As somebody who has published cybersecurity research AND a good number of youtube videos about niche video games, I can promise you making a YouTube series on an obscure video game does not get in the way of doing scientific research. With the magic of unrestrained autism, both are possible.
In 1820s Germany, the only guys documenting every beetle were basically the idle rich. The average person was working 12 hour days on a farm, or weaving cloth, or sorting through sewage for something useful.
This is also why the modern trend is making YouTube videos. The people who do that are frequently hoping the channel takes off and they can get paid. It's not just public service or documenting an interest. The scientists of the early 1800s were frequently people who didn't have to work. They had estates that generated money for them, allowing them to pursue science as a hobby.
I deleted Facebook and Xitter from my phone, I got a lot of my time back. Neither social media I still actively use are addictive as much, and I became much more productive. That reminds me that I have a very important code documentation work to do, including documenting version changes.
Personally, I find the insinuation that I can't make a 26 part YouTube series about how collect all the rings in every sonic game, AND document every kind of beetle in my local province, belittling and insulting.
The same guy would have very likely have died before he was even 10.
And if he wasn't dead very likely to work in a meaningless job to even survive unable to spend time on things on bugs.

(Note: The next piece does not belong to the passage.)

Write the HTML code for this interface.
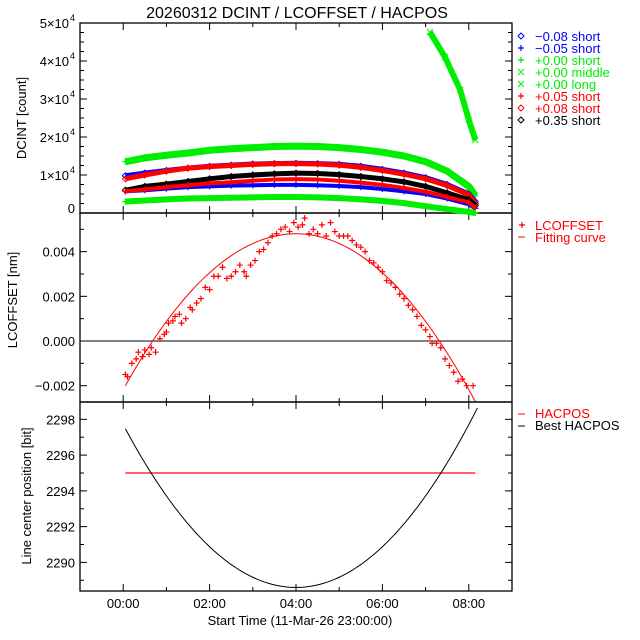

Controversal take: humans don't have maximize productivity in every moment of their lives. It's perfectly acceptable for someone to spend their spare time making in depth videos if that is something they enjoy doing.
Every moment of every day does not need to be spent maximizing productivity, otherwise what are doing on Lemmy instead of cataloging beetles?
Science has already done as much beetle documentation as one can do without a bunch of resources, though. You wouldn't be advancing it, just redoing it for fun. There's nothing wrong with that, but there's also nothing wrong with playing video games for fun.
Shoutout to the oldschool runescape wiki people. One of the best and most thorough video game wikis I've ever used. If they never got hooked on medieval cookie clicker a decade or two ago who knows what else they would've achieved.